Additionally, each Military Department is authorized an Under Secretary who is appointed by the President from civilian life, by and with the advice and consent of the Senate. Each Under Secre tary succeeds to the duties of the respective Service Secretary if there is a vacancy in that office or during the Secretary's temporary absence. The duties of the Service Under Secretaries are not prescribed by law.
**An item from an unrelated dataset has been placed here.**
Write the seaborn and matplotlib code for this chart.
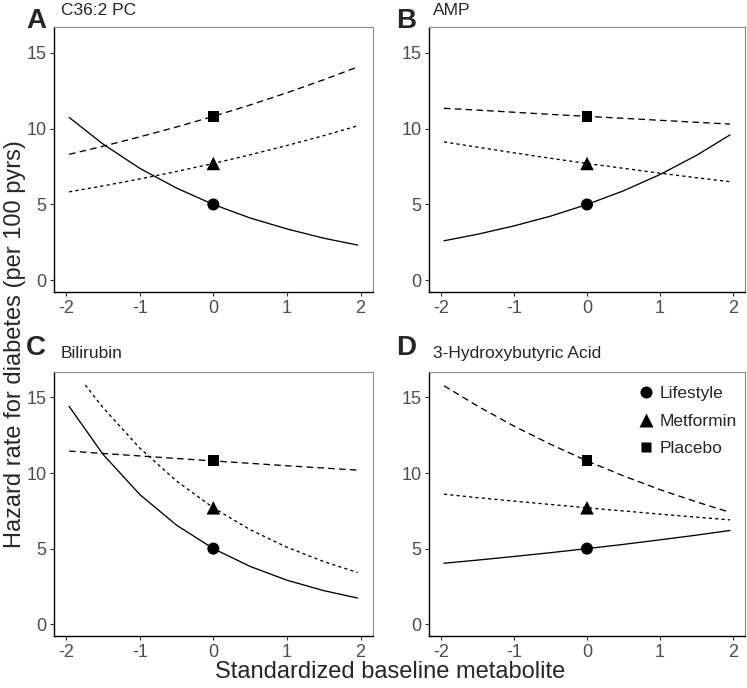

Each Military Department has a number of assistant secretaries. The Department of the Army is authorized five; the Department of the Navy, four; and the Department of the Air Force, three. Under the authorizing statutes, each Military Department must designate one of its assistant secretaries as Assistant Secretary for Manpower and Reserve Affairs, and the duties of that position are prescribed by law. In addition, the Department of the Army also must designate one of its assistant secretaries as Assistant Secretary for Civil Works, and the duties of that position are prescribed by law. The titles and duties of the remaining authorized assistant secretaries (three in the Army, three in the Navy, and two in the Air Force) are not mandated by law. Administratively, the departments have established these positions as follows. Each Military Department has an Assistant Secretary for Financial Management. Likewise, an assistant secretary exists in each Department to handle research and development and related activities. Finally, the Army has an Assistant Secretary for Installations and Logistics while the Navy has an Assistant Secretary for Shipbuilding and Logistics. In the Air Force, the logistics function is assigned to the assistant secretary who handles research and development.
Additionally, each Military Department is required by law to have a Comptroller and Deputy Comptroller, to be appointed by the Service Secretary. The authorizing statutes specify the duties of these positions and require that at least one of these two positions in each department be occupied by a civilian.
Finally, within each Secretary's Office, there is an Office of General Counsel, an office for public affairs, an office for legislative affairs, and an administrative assistant to the Secretary. (In the Army, the position of Administrative Assistant is authorized by law.)
The organization of the three Service Secretariats is graphically depicted in Charts 6-4, 6-5, and 6-6.